Wednesday, November 16, 2016

Five teams I can't figure out

I'm confused. Are you confused? Because I'm confused.

Five weeks into the NHL season, certain things are starting to make sense. Good teams are good, bad teams are bad, and most of the league is stuck somewhere in the middle. And that's fine – I can get my head around that. But there are certain teams that I just can't figure out.

Obviously, when you're talking about confusing teams, you're going to get a lot of overlap with the category of surprising teams. But those two groups aren't the same thing. For example, I picked the Dallas Stars to come out of the West this year, but so far they've been losing more than they win. That's a surprise. But it's not all that confusing – they've had a ton of injuries and last year's bad goaltending has been even worse. Surprising, sure, but the Stars aren't especially hard to figure out.

But other teams are. So today, let's run through the five teams I still can't get my head around through the season's first month or so.

Nashville Predators

We may as well start with the obvious choice, since I'm pretty sure the Predators are the one team that would show up on every "Most Confusing" list around the league right now. They came into the season as a trendy pick to win the Central Division, if not the Stanley Cup, but so far they've barely been competitive.

The question is why, and that's where smarter folks than me have tried to sort things out without much success. On paper, the Predators shouldn't be all that different from last year. They've got the same coach, same system, same goaltender, and aside from one trade, the roster hasn't changed all that much.

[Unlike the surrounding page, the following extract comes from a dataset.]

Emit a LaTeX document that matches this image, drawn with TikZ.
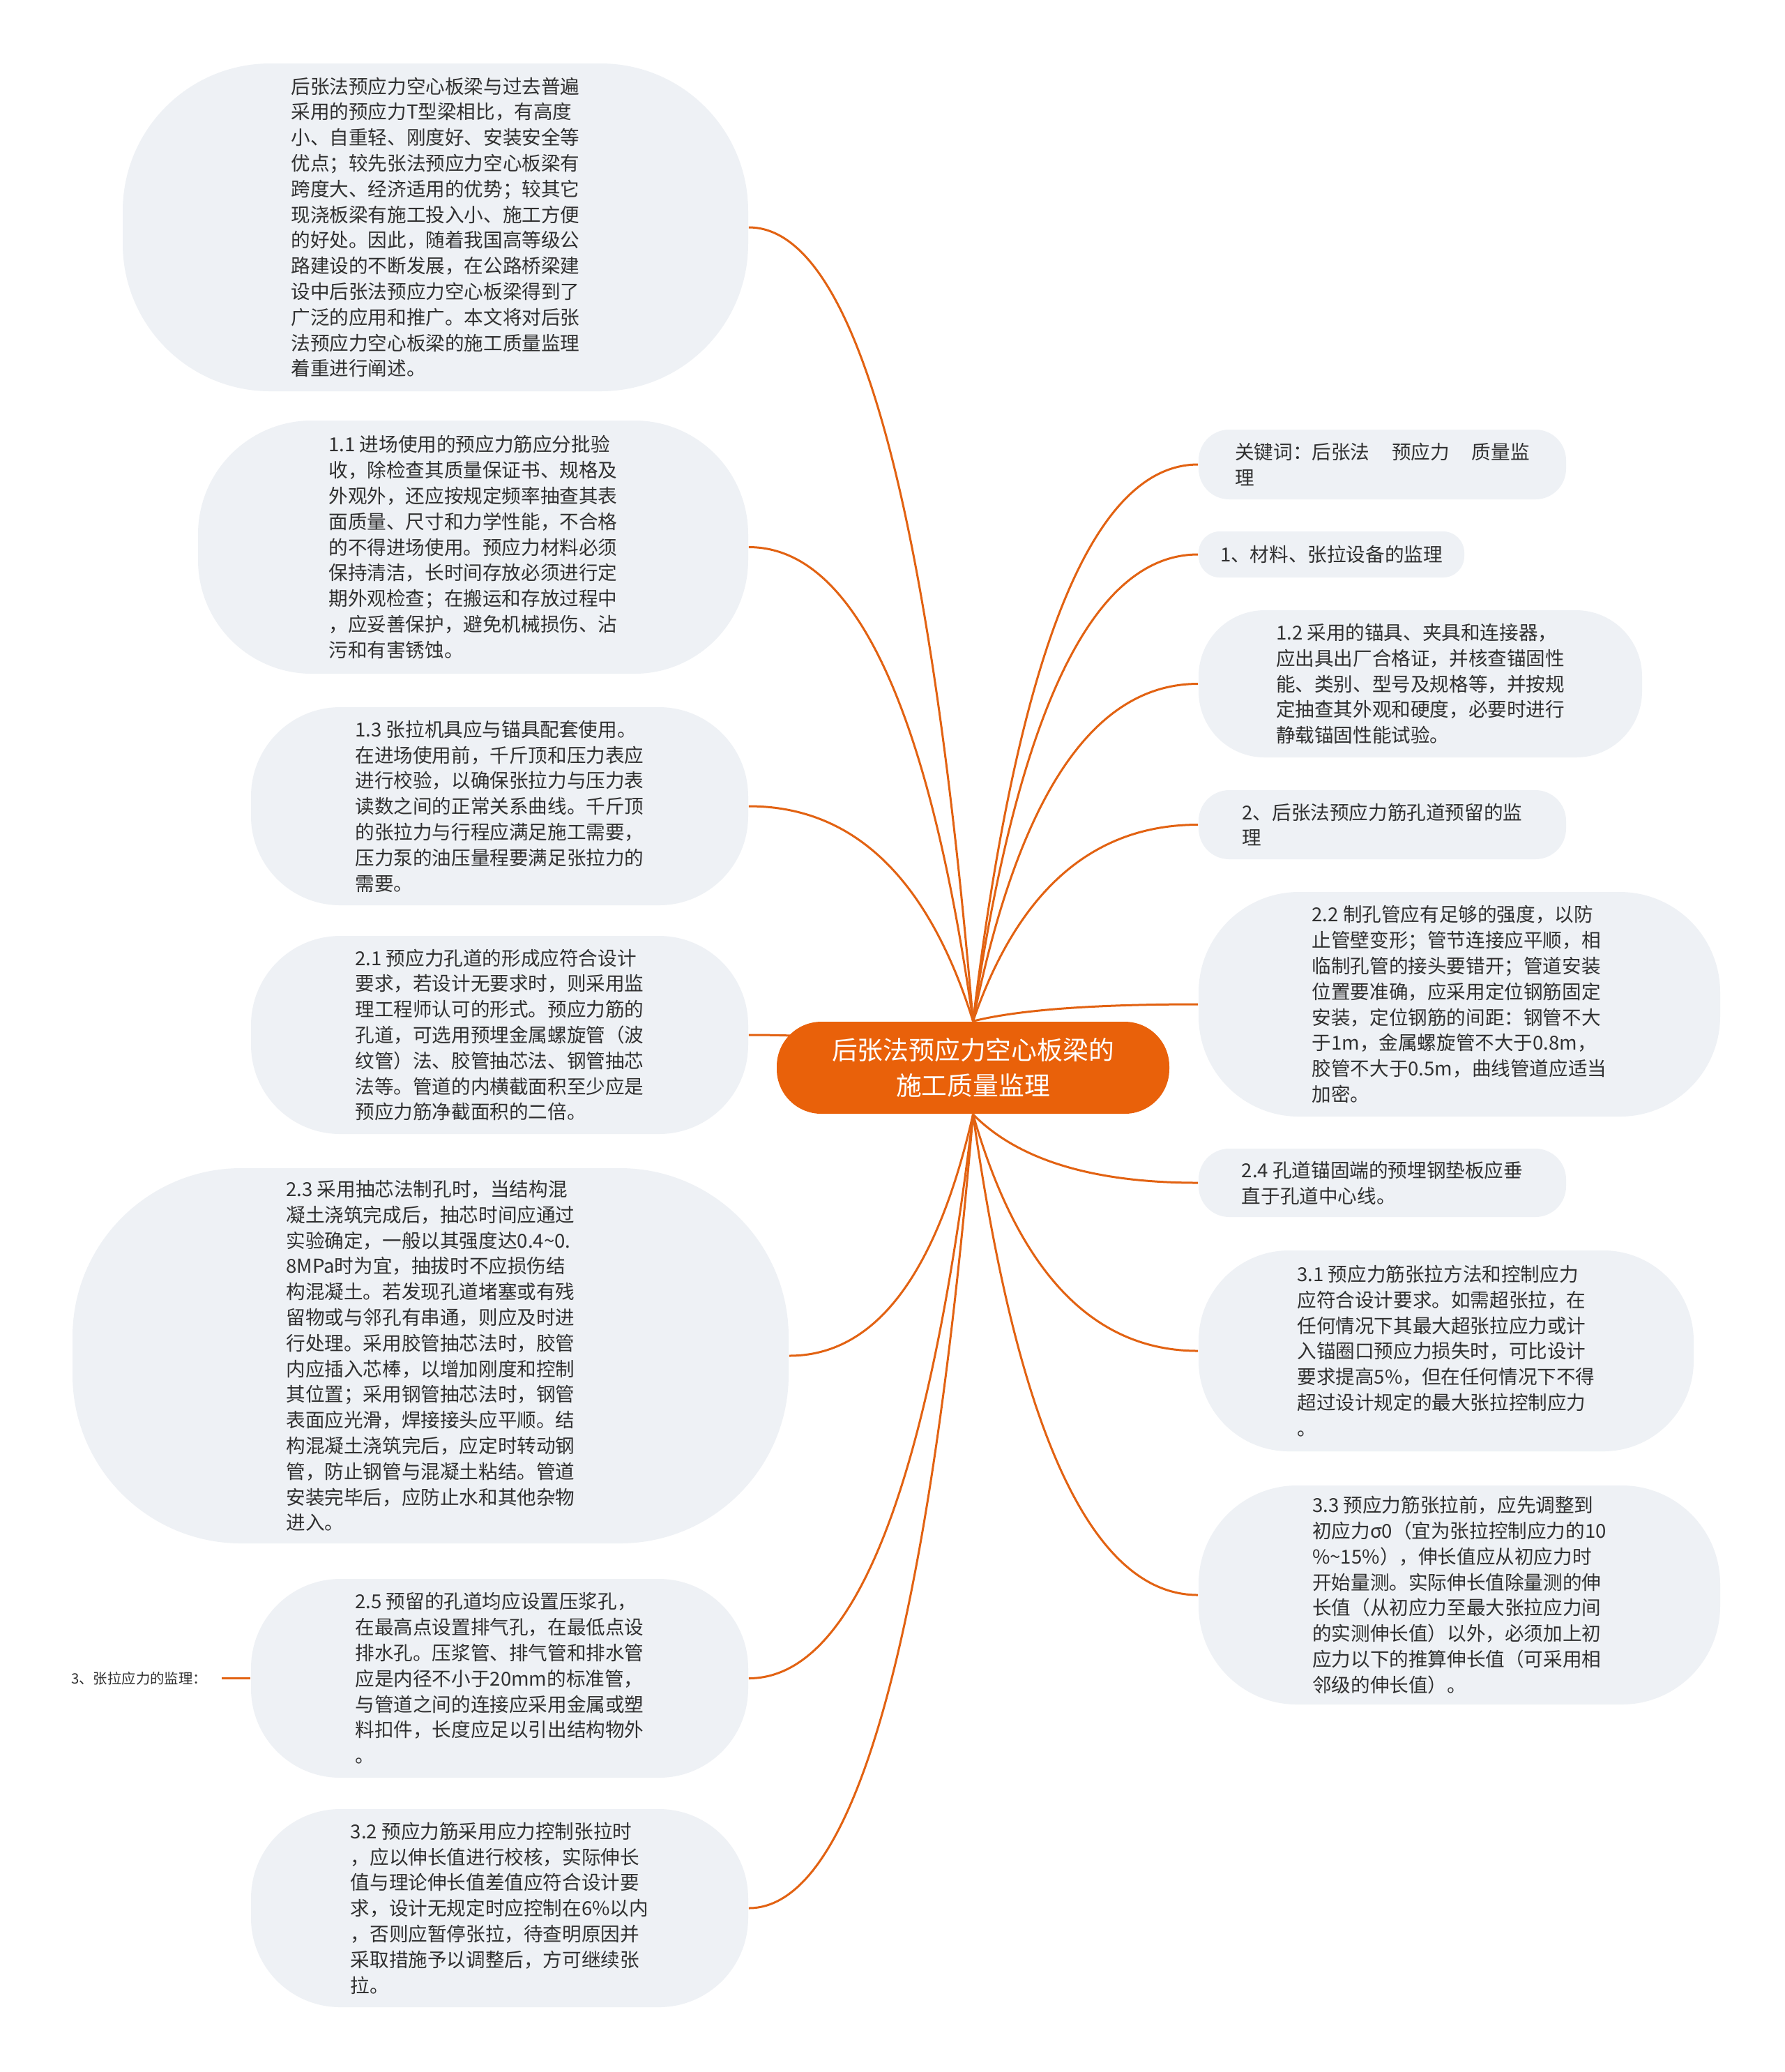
\documentclass[tikz,border=0pt]{standalone}
\usepackage{fontspec}
\newfontfamily\cjkf{Noto Sans CJK SC}
\usetikzlibrary{calc,backgrounds}
\definecolor{boxgray}{RGB}{238,241,245}
\definecolor{txtdark}{RGB}{48,48,48}
\definecolor{mainorange}{RGB}{233,97,10}
\definecolor{connorange}{RGB}{226,98,18}
\newcommand\mmlink[2]{%
  \draw[connline] let \p1=(#1), \p2=(#2) in
    (\p1) .. controls ({\x1+0.2*((\x2)-(\x1))},{\y1+0.6667*((\y2)-(\y1))})
           and ({\x2-0.4667*((\x2)-(\x1))},{\y2}) .. (\p2);}
\begin{document}
\begin{tikzpicture}[x=0.25pt,y=-0.25pt,
  gbox/.style={fill=boxgray,text=txtdark,align=left,inner sep=0pt,
    font=\cjkf\fontsize{6.9pt}{9.2pt}\selectfont},
  rootbox/.style={fill=mainorange,text=white,align=center,inner sep=0pt,
    font=\cjkf\fontsize{9.2pt}{12.8pt}\selectfont},
  connline/.style={draw=connorange,line width=0.75pt},
  sz/.style n args={3}{minimum width=#1pt,minimum height=#2pt,rounded corners=#3pt}]
\useasboundingbox (0,0) rectangle (2560,2971);

% central node
\node[rootbox,sz={140.75}{33}{16}] (c) at (1395.5,1531) {后张法预应力空心板梁的\\施工质量监理};

% left side
\node[gbox,sz={224.25}{117.5}{52.9}] (n0) at (624.5,326) {后张法预应力空心板梁与过去普遍\\采用的预应力T型梁相比，有高度\\小、自重轻、刚度好、安装安全等\\优点；较先张法预应力空心板梁有\\跨度大、经济适用的优势；较其它\\现浇板梁有施工投入小、施工方便\\的好处。因此，随着我国高等级公\\路建设的不断发展，在公路桥梁建\\设中后张法预应力空心板梁得到了\\广泛的应用和推广。本文将对后张\\法预应力空心板梁的施工质量监理\\着重进行阐述。};

\node[gbox,sz={197.25}{90.75}{40.8}] (n11) at (678.5,784.5) {1.1 进场使用的预应力筋应分批验\\收，除检查其质量保证书、规格及\\外观外，还应按规定频率抽查其表\\面质量、尺寸和力学性能，不合格\\的不得进场使用。预应力材料必须\\保持清洁，长时间存放必须进行定\\期外观检查；在搬运和存放过程中\\，应妥善保护，避免机械损伤、沾\\污和有害锈蚀。};

\node[gbox,sz={178.25}{71}{32}] (n13) at (716.5,1156) {1.3 张拉机具应与锚具配套使用。\\在进场使用前，千斤顶和压力表应\\进行校验，以确保张拉力与压力表\\读数之间的正常关系曲线。千斤顶\\的张拉力与行程应满足施工需要，\\压力泵的油压量程要满足张拉力的\\需要。};

\node[gbox,sz={178.25}{71}{32}] (n21) at (716.5,1484) {2.1 预应力孔道的形成应符合设计\\要求，若设计无要求时，则采用监\\理工程师认可的形式。预应力筋的\\孔道，可选用预埋金属螺旋管（波\\纹管）法、胶管抽芯法、钢管抽芯\\法等。管道的内横截面积至少应是\\预应力筋净截面积的二倍。};

\node[gbox,sz={256.75}{134.5}{60.5}] (n23) at (617.5,1944) {2.3 采用抽芯法制孔时，当结构混\\凝土浇筑完成后，抽芯时间应通过\\实验确定，一般以其强度达0.4\textasciitilde0.\\8MPa时为宜，抽拔时不应损伤结\\构混凝土。若发现孔道堵塞或有残\\留物或与邻孔有串通，则应及时进\\行处理。采用胶管抽芯法时，胶管\\内应插入芯棒，以增加刚度和控制\\其位置；采用钢管抽芯法时，钢管\\表面应光滑，焊接接头应平顺。结\\构混凝土浇筑完后，应定时转动钢\\管，防止钢管与混凝土粘结。管道\\安装完毕后，应防止水和其他杂物\\进入。};

\node[gbox,sz={178.25}{71.25}{32}] (n25) at (716.5,2406.5) {2.5 预留的孔道均应设置压浆孔，\\在最高点设置排气孔，在最低点设\\排水孔。压浆管、排气管和排水管\\应是内径不小于20mm的标准管，\\与管道之间的连接应采用金属或塑\\料扣件，长度应足以引出结构物外\\。};

\node[gbox,sz={178.25}{71}{32}] (n32) at (716.5,2736) {3.2 预应力筋采用应力控制张拉时\\，应以伸长值进行校核，实际伸长\\值与理论伸长值差值应符合设计要\\求，设计无规定时应控制在6\%以内\\，否则应暂停张拉，待查明原因并\\采取措施予以调整后，方可继续张\\拉。};

\node[text=txtdark,inner xsep=5pt,inner ysep=0pt,anchor=east,
  font=\cjkf\fontsize{5.1pt}{6pt}\selectfont] (lab) at (318,2406.5) {3、张拉应力的监理：};

% right side
\node[gbox,sz={131.75}{25}{11}] (kw) at (1982.5,666) {关键词：后张法\hspace{1.15em}预应力\hspace{1.15em}质量监\\理};

\node[gbox,sz={95.25}{16.5}{7.6}] (s1) at (1909.5,795) {1、材料、张拉设备的监理};

\node[gbox,sz={159}{52.75}{23.7}] (n12) at (2037,980.5) {1.2 采用的锚具、夹具和连接器，\\应出具出厂合格证，并核查锚固性\\能、类别、型号及规格等，并按规\\定抽查其外观和硬度，必要时进行\\静载锚固性能试验。};

\node[gbox,sz={131.75}{24.75}{11}] (s2) at (1982.5,1182.5) {2、后张法预应力筋孔道预留的监\\理};

\node[gbox,sz={187}{80.5}{36}] (n22) at (2093,1440) {2.2 制孔管应有足够的强度，以防\\止管壁变形；管节连接应平顺，相\\临制孔管的接头要错开；管道安装\\位置要准确，应采用定位钢筋固定\\安装，定位钢筋的间距：钢管不大\\于1m，金属螺旋管不大于0.8m，\\胶管不大于0.5m，曲线管道应适当\\加密。};

\node[gbox,sz={131.75}{24.5}{11}] (n24) at (1982.5,1696) {2.4 孔道锚固端的预埋钢垫板应垂\\直于孔道中心线。};

\node[gbox,sz={177.5}{72}{32.4}] (n31) at (2074,1937) {3.1 预应力筋张拉方法和控制应力\\应符合设计要求。如需超张拉，在\\任何情况下其最大超张拉应力或计\\入锚圈口预应力损失时，可比设计\\要求提高5\%，但在任何情况下不得\\超过设计规定的最大张拉控制应力\\。};

\node[gbox,sz={187}{78.5}{35.3}] (n33) at (2093,2287) {3.3 预应力筋张拉前，应先调整到\\初应力σ0（宜为张拉控制应力的10\\\%\textasciitilde15\%），伸长值应从初应力时\\开始量测。实际伸长值除量测的伸\\长值（从初应力至最大张拉应力间\\的实测伸长值）以外，必须加上初\\应力以下的推算伸长值（可采用相\\邻级的伸长值）。};

\begin{scope}[on background layer]
\fill[white] (0,0) rectangle (2560,2971);
\mmlink{c.north}{n0.east}
\mmlink{c.north}{n11.east}
\mmlink{c.north}{n13.east}
\mmlink{c.center}{n21.east}
\mmlink{c.south}{n23.east}
\mmlink{c.south}{n25.east}
\mmlink{c.south}{n32.east}
\mmlink{c.north}{kw.west}
\mmlink{c.north}{s1.west}
\mmlink{c.north}{n12.west}
\mmlink{c.north}{s2.west}
\mmlink{c.north}{n22.west}
\mmlink{c.south}{n24.west}
\mmlink{c.south}{n31.west}
\mmlink{c.south}{n33.west}
\draw[connline] (lab.east) -- (n25.west);
\end{scope}
\end{tikzpicture}
\end{document}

And yes, that one trade was a big one, sending Shea Weber to Montreal for P.K. Subban. We've got years to argue about that deal, but so far Weber looks unstoppable for the Habs while Subban has been merely OK in Nashville. But could a single one-for-one trade, even an old-fashioned blockbuster, really have short-circuited an entire franchise?

That doesn't seem reasonable. It's more likely that a very good blueline had been masking the fact that Pekka Rinne hasn't been very good lately, and ill-timed goal-scoring slumps by forwards like Filip Forsberg and Ryan Johansen helped things snowball. And maybe we're just overreacting to a tough start. The Predators had won three straight before Tuesday night's loss to Toronto, after all, so maybe they're already back on track.